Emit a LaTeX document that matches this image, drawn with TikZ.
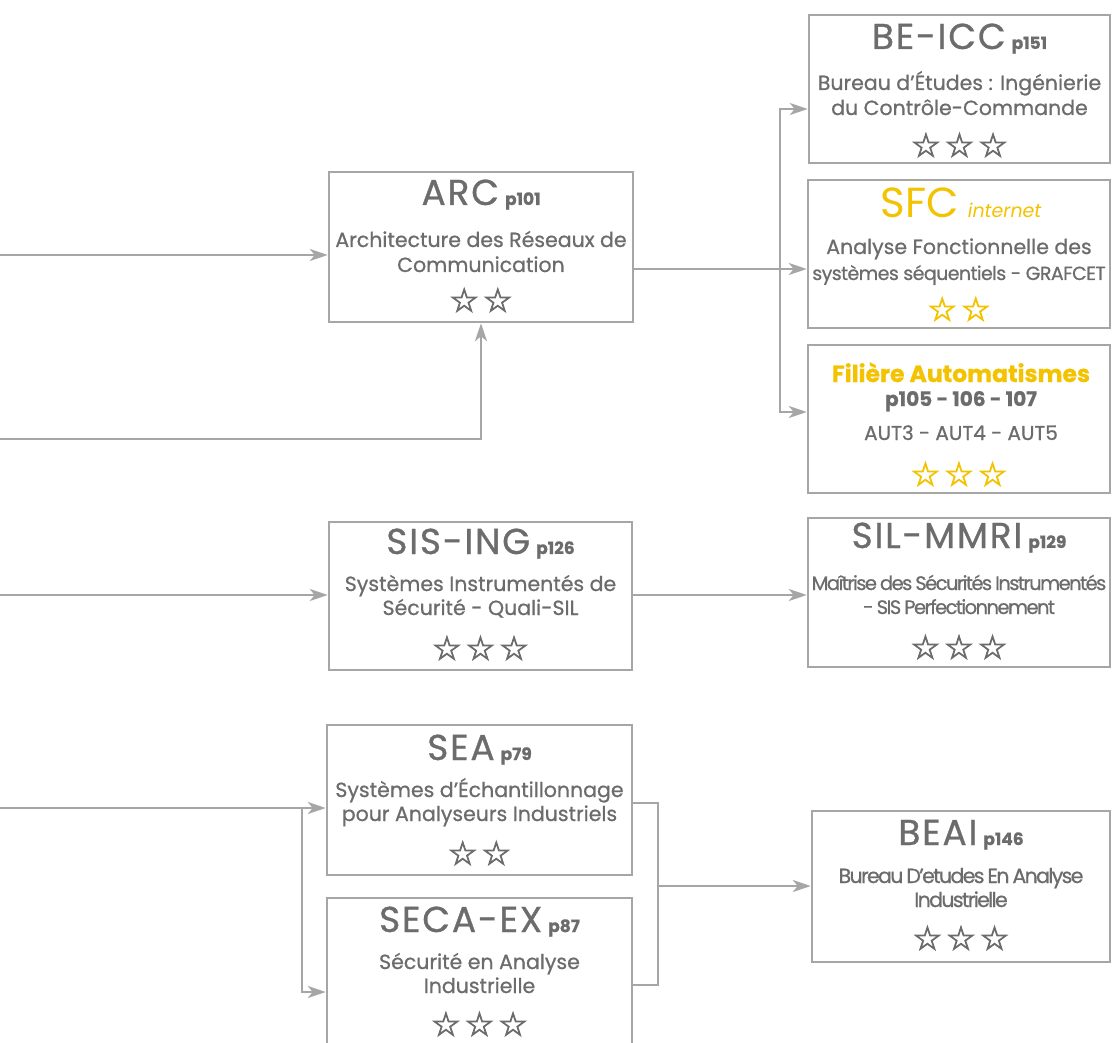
\documentclass[tikz,border=0pt]{standalone}
\usepackage{fontspec}
\setmainfont{Poppins}
\newfontfamily\starfont{DejaVu Sans}[FakeBold=2.5]
\usetikzlibrary{arrows.meta}
\definecolor{ln}{RGB}{166,166,166}
\definecolor{txt}{RGB}{108,108,108}
\definecolor{yel}{RGB}{243,194,0}
\newcommand{\ttl}[1]{{\fontsize{36}{36}\selectfont\addfontfeature{LetterSpace=5}#1}}
\newcommand{\pg}[1]{{\fontsize{17}{17}\selectfont\bfseries #1}}
\newcommand{\cond}{\addfontfeature{LetterSpace=-8}\spaceskip=3pt}
\tikzset{
  box/.style={draw=ln, line width=2.5pt, rectangle, inner sep=0pt},
  lbl/.style={anchor=base, inner sep=0pt, text=txt, font=\fontsize{20.5}{22}\selectfont\addfontfeature{FakeBold=0.8}},
  stars/.style={anchor=center, inner sep=0pt, text=txt, font=\starfont\fontsize{33}{33}\selectfont\bfseries},
  conn/.style={draw=ln, line width=2.5pt, line join=miter},
  arr/.style={conn, -{Stealth[length=18pt,width=12pt,inset=5pt]}}
}
\begin{document}
\begin{tikzpicture}[x=1pt,y=1pt]
\useasboundingbox (0,0) rectangle (1112,-1043);
% boxes
\node[box, minimum width=301pt, minimum height=148pt] (becc) at (959.5,-89) {};
\node[box, minimum width=302pt, minimum height=148pt] (sfc) at (959,-254) {};
\node[box, minimum width=302pt, minimum height=148pt] (fil) at (959,-419) {};
\node[box, minimum width=304pt, minimum height=150pt] (arc) at (481,-247) {};
\node[box, minimum width=303pt, minimum height=148pt] (sis) at (480.5,-596) {};
\node[box, minimum width=302pt, minimum height=149pt] (sil) at (959,-592.5) {};
\node[box, minimum width=305pt, minimum height=150pt] (sea) at (479.5,-800) {};
\node[box, minimum width=305pt, minimum height=150pt] (secax) at (479.5,-973) {};
\node[box, minimum width=298pt, minimum height=151pt] (beai) at (961,-886.5) {};
% BE-ICC
\node[lbl] (becc-t) at (959.5,-49) {\ttl{BE-ICC}\hspace{6pt}\pg{p151}};
\node[lbl] (becc-b1) at (959.5,-90) {Bureau d’Études : Ingénierie};
\node[lbl] (becc-b2) at (959.5,-115) {du Contrôle-Commande};
\node[stars] (becc-s) at (959.5,-145) {☆\hspace{4pt}☆\hspace{4pt}☆};
% SFC
\node[lbl, text=yel] (sfc-t) at (961,-218) {{\fontsize{42}{42}\selectfont\addfontfeature{FakeBold=0}SFC}\hspace{9pt}{\fontsize{19}{19}\selectfont\itshape\addfontfeature{FakeBold=0}internet}};
\node[lbl] (sfc-b1) at (959,-254) {Analyse Fonctionnelle des};
\node[lbl] (sfc-b2) at (959,-280) {\fontsize{19}{20}\selectfont\addfontfeature{LetterSpace=-3}systèmes séquentiels - GRAFCET};
\node[stars, text=yel] (sfc-s) at (959,-309) {☆\hspace{4pt}☆};
% Filiere
\node[lbl, text=yel] (fil-t) at (961,-382) {\fontsize{23.5}{24}\selectfont\bfseries Filière Automatismes};
\node[lbl] (fil-p) at (961,-406) {\fontsize{20}{20}\selectfont\bfseries p105 - 106 - 107};
\node[lbl] (fil-a) at (961,-440) {\fontsize{20}{20}\selectfont AUT3 - AUT4 - AUT5};
\node[stars, text=yel] (fil-s) at (959,-474) {☆\hspace{4pt}☆\hspace{4pt}☆};
% ARC
\node[lbl] (arc-t) at (481,-205) {\ttl{ARC}\hspace{6pt}\pg{p101}};
\node[lbl] (arc-b1) at (481,-247) {Architecture des Réseaux de};
\node[lbl] (arc-b2) at (481,-272) {Communication};
\node[stars] (arc-s) at (481,-300) {☆\hspace{4pt}☆};
% SIS-ING
\node[lbl] (sis-t) at (480.5,-554) {\ttl{SIS-ING}\hspace{6pt}\pg{p126}};
\node[lbl] (sis-b1) at (480.5,-591) {Systèmes Instrumentés de};
\node[lbl] (sis-b2) at (480.5,-615) {Sécurité - Quali-SIL};
\node[stars] (sis-s) at (480.5,-648) {☆\hspace{4pt}☆\hspace{4pt}☆};
% SIL-MMRI
\node[lbl] (sil-t) at (959,-548) {\ttl{SIL-MMRI}\hspace{6pt}\pg{p129}};
\node[lbl] (sil-b1) at (959,-590) {\fontsize{19.5}{20}\selectfont\cond Maîtrise des Sécurités Instrumentés};
\node[lbl] (sil-b2) at (959,-614) {\fontsize{19.5}{20}\selectfont\cond - SIS Perfectionnement};
\node[stars] (sil-s) at (959,-647) {☆\hspace{4pt}☆\hspace{4pt}☆};
% SEA
\node[lbl] (sea-t) at (479.5,-760) {\ttl{SEA}\hspace{6pt}\pg{p79}};
\node[lbl] (sea-b1) at (479.5,-797) {Systèmes d’Échantillonnage};
\node[lbl] (sea-b2) at (479.5,-821) {pour Analyseurs Industriels};
\node[stars] (sea-s) at (479.5,-853) {☆\hspace{4pt}☆};
% SECA-EX
\node[lbl] (secax-t) at (479.5,-932) {\ttl{SECA-EX}\hspace{6pt}\pg{p87}};
\node[lbl] (secax-b1) at (479.5,-969) {Sécurité en Analyse};
\node[lbl] (secax-b2) at (479.5,-993) {Industrielle};
\node[stars] (secax-s) at (479.5,-1024) {☆\hspace{4pt}☆\hspace{4pt}☆};
% BEAI
\node[lbl] (beai-t) at (961,-845) {\ttl{BEAI}\hspace{6pt}\pg{p146}};
\node[lbl] (beai-b1) at (961,-883) {\cond Bureau D’etudes En Analyse};
\node[lbl] (beai-b2) at (961,-907) {\cond Industrielle};
\node[stars] (beai-s) at (961,-938) {☆\hspace{4pt}☆\hspace{4pt}☆};
% connector coordinates
\coordinate (l1) at (0,-255);
\coordinate (l2) at (0,-439);
\coordinate (l3) at (0,-595);
\coordinate (l4) at (0,-808);
\coordinate (a1) at (780,-109);
\coordinate (a2) at (780,-269);
\coordinate (a3) at (780,-412);
\coordinate (b1) at (302,-808);
\coordinate (b2) at (302,-992);
\coordinate (m1) at (658,-803);
\coordinate (m2) at (658,-985);
\coordinate (r1) at (658,-886);
% connectors
\draw[arr] (l1) -- (l1 -| arc.west);
\draw[arr] (l2) -| (arc.south);
\draw[conn] (arc.east |- a2) -- (a2);
\draw[arr] (a2) |- (a1 -| becc.west);
\draw[arr] (a2) |- (a3 -| fil.west);
\draw[arr] (a2) -- (a2 -| sfc.west);
\draw[arr] (l3) -- (l3 -| sis.west);
\draw[arr] (sis.east |- l3) -- (l3 -| sil.west);
\draw[arr] (l4) -- (l4 -| sea.west);
\draw[arr] (b1) |- (b2 -| secax.west);
\draw[conn] (m1 -| sea.east) -- (m1) -- (m2) -- (m2 -| secax.east);
\draw[arr] (r1) -- (r1 -| beai.west);
\end{tikzpicture}
\end{document}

· · ·

▶ _Written instruction_
From the data above, write out everything exactly except the pictures.

▶ _The result_
Emit a LaTeX document that matches this image, drawn with TikZ.
\documentclass[tikz,border=0pt]{standalone}
\usepackage{fontspec}
\setmainfont{Poppins}
\newfontfamily\starfont{DejaVu Sans}[FakeBold=2.5]
\usetikzlibrary{arrows.meta}
\definecolor{ln}{RGB}{166,166,166}
\definecolor{txt}{RGB}{108,108,108}
\definecolor{yel}{RGB}{243,194,0}
\newcommand{\ttl}[1]{{\fontsize{36}{36}\selectfont\addfontfeature{LetterSpace=5}#1}}
\newcommand{\pg}[1]{{\fontsize{17}{17}\selectfont\bfseries #1}}
\newcommand{\cond}{\addfontfeature{LetterSpace=-8}\spaceskip=3pt}
\tikzset{
  box/.style={draw=ln, line width=2.5pt, rectangle, inner sep=0pt},
  lbl/.style={anchor=base, inner sep=0pt, text=txt, font=\fontsize{20.5}{22}\selectfont\addfontfeature{FakeBold=0.8}},
  stars/.style={anchor=center, inner sep=0pt, text=txt, font=\starfont\fontsize{33}{33}\selectfont\bfseries},
  conn/.style={draw=ln, line width=2.5pt, line join=miter},
  arr/.style={conn, -{Stealth[length=18pt,width=12pt,inset=5pt]}}
}
\begin{document}
\begin{tikzpicture}[x=1pt,y=1pt]
\useasboundingbox (0,0) rectangle (1112,-1043);
% boxes
\node[box, minimum width=301pt, minimum height=148pt] (becc) at (959.5,-89) {};
\node[box, minimum width=302pt, minimum height=148pt] (sfc) at (959,-254) {};
\node[box, minimum width=302pt, minimum height=148pt] (fil) at (959,-419) {};
\node[box, minimum width=304pt, minimum height=150pt] (arc) at (481,-247) {};
\node[box, minimum width=303pt, minimum height=148pt] (sis) at (480.5,-596) {};
\node[box, minimum width=302pt, minimum height=149pt] (sil) at (959,-592.5) {};
\node[box, minimum width=305pt, minimum height=150pt] (sea) at (479.5,-800) {};
\node[box, minimum width=305pt, minimum height=150pt] (secax) at (479.5,-973) {};
\node[box, minimum width=298pt, minimum height=151pt] (beai) at (961,-886.5) {};
% BE-ICC
\node[lbl] (becc-t) at (959.5,-49) {\ttl{BE-ICC}\hspace{6pt}\pg{p151}};
\node[lbl] (becc-b1) at (959.5,-90) {Bureau d’Études : Ingénierie};
\node[lbl] (becc-b2) at (959.5,-115) {du Contrôle-Commande};
\node[stars] (becc-s) at (959.5,-145) {☆\hspace{4pt}☆\hspace{4pt}☆};
% SFC
\node[lbl, text=yel] (sfc-t) at (961,-218) {{\fontsize{42}{42}\selectfont\addfontfeature{FakeBold=0}SFC}\hspace{9pt}{\fontsize{19}{19}\selectfont\itshape\addfontfeature{FakeBold=0}internet}};
\node[lbl] (sfc-b1) at (959,-254) {Analyse Fonctionnelle des};
\node[lbl] (sfc-b2) at (959,-280) {\fontsize{19}{20}\selectfont\addfontfeature{LetterSpace=-3}systèmes séquentiels - GRAFCET};
\node[stars, text=yel] (sfc-s) at (959,-309) {☆\hspace{4pt}☆};
% Filiere
\node[lbl, text=yel] (fil-t) at (961,-382) {\fontsize{23.5}{24}\selectfont\bfseries Filière Automatismes};
\node[lbl] (fil-p) at (961,-406) {\fontsize{20}{20}\selectfont\bfseries p105 - 106 - 107};
\node[lbl] (fil-a) at (961,-440) {\fontsize{20}{20}\selectfont AUT3 - AUT4 - AUT5};
\node[stars, text=yel] (fil-s) at (959,-474) {☆\hspace{4pt}☆\hspace{4pt}☆};
% ARC
\node[lbl] (arc-t) at (481,-205) {\ttl{ARC}\hspace{6pt}\pg{p101}};
\node[lbl] (arc-b1) at (481,-247) {Architecture des Réseaux de};
\node[lbl] (arc-b2) at (481,-272) {Communication};
\node[stars] (arc-s) at (481,-300) {☆\hspace{4pt}☆};
% SIS-ING
\node[lbl] (sis-t) at (480.5,-554) {\ttl{SIS-ING}\hspace{6pt}\pg{p126}};
\node[lbl] (sis-b1) at (480.5,-591) {Systèmes Instrumentés de};
\node[lbl] (sis-b2) at (480.5,-615) {Sécurité - Quali-SIL};
\node[stars] (sis-s) at (480.5,-648) {☆\hspace{4pt}☆\hspace{4pt}☆};
% SIL-MMRI
\node[lbl] (sil-t) at (959,-548) {\ttl{SIL-MMRI}\hspace{6pt}\pg{p129}};
\node[lbl] (sil-b1) at (959,-590) {\fontsize{19.5}{20}\selectfont\cond Maîtrise des Sécurités Instrumentés};
\node[lbl] (sil-b2) at (959,-614) {\fontsize{19.5}{20}\selectfont\cond - SIS Perfectionnement};
\node[stars] (sil-s) at (959,-647) {☆\hspace{4pt}☆\hspace{4pt}☆};
% SEA
\node[lbl] (sea-t) at (479.5,-760) {\ttl{SEA}\hspace{6pt}\pg{p79}};
\node[lbl] (sea-b1) at (479.5,-797) {Systèmes d’Échantillonnage};
\node[lbl] (sea-b2) at (479.5,-821) {pour Analyseurs Industriels};
\node[stars] (sea-s) at (479.5,-853) {☆\hspace{4pt}☆};
% SECA-EX
\node[lbl] (secax-t) at (479.5,-932) {\ttl{SECA-EX}\hspace{6pt}\pg{p87}};
\node[lbl] (secax-b1) at (479.5,-969) {Sécurité en Analyse};
\node[lbl] (secax-b2) at (479.5,-993) {Industrielle};
\node[stars] (secax-s) at (479.5,-1024) {☆\hspace{4pt}☆\hspace{4pt}☆};
% BEAI
\node[lbl] (beai-t) at (961,-845) {\ttl{BEAI}\hspace{6pt}\pg{p146}};
\node[lbl] (beai-b1) at (961,-883) {\cond Bureau D’etudes En Analyse};
\node[lbl] (beai-b2) at (961,-907) {\cond Industrielle};
\node[stars] (beai-s) at (961,-938) {☆\hspace{4pt}☆\hspace{4pt}☆};
% connector coordinates
\coordinate (l1) at (0,-255);
\coordinate (l2) at (0,-439);
\coordinate (l3) at (0,-595);
\coordinate (l4) at (0,-808);
\coordinate (a1) at (780,-109);
\coordinate (a2) at (780,-269);
\coordinate (a3) at (780,-412);
\coordinate (b1) at (302,-808);
\coordinate (b2) at (302,-992);
\coordinate (m1) at (658,-803);
\coordinate (m2) at (658,-985);
\coordinate (r1) at (658,-886);
% connectors
\draw[arr] (l1) -- (l1 -| arc.west);
\draw[arr] (l2) -| (arc.south);
\draw[conn] (arc.east |- a2) -- (a2);
\draw[arr] (a2) |- (a1 -| becc.west);
\draw[arr] (a2) |- (a3 -| fil.west);
\draw[arr] (a2) -- (a2 -| sfc.west);
\draw[arr] (l3) -- (l3 -| sis.west);
\draw[arr] (sis.east |- l3) -- (l3 -| sil.west);
\draw[arr] (l4) -- (l4 -| sea.west);
\draw[arr] (b1) |- (b2 -| secax.west);
\draw[conn] (m1 -| sea.east) -- (m1) -- (m2) -- (m2 -| secax.east);
\draw[arr] (r1) -- (r1 -| beai.west);
\end{tikzpicture}
\end{document}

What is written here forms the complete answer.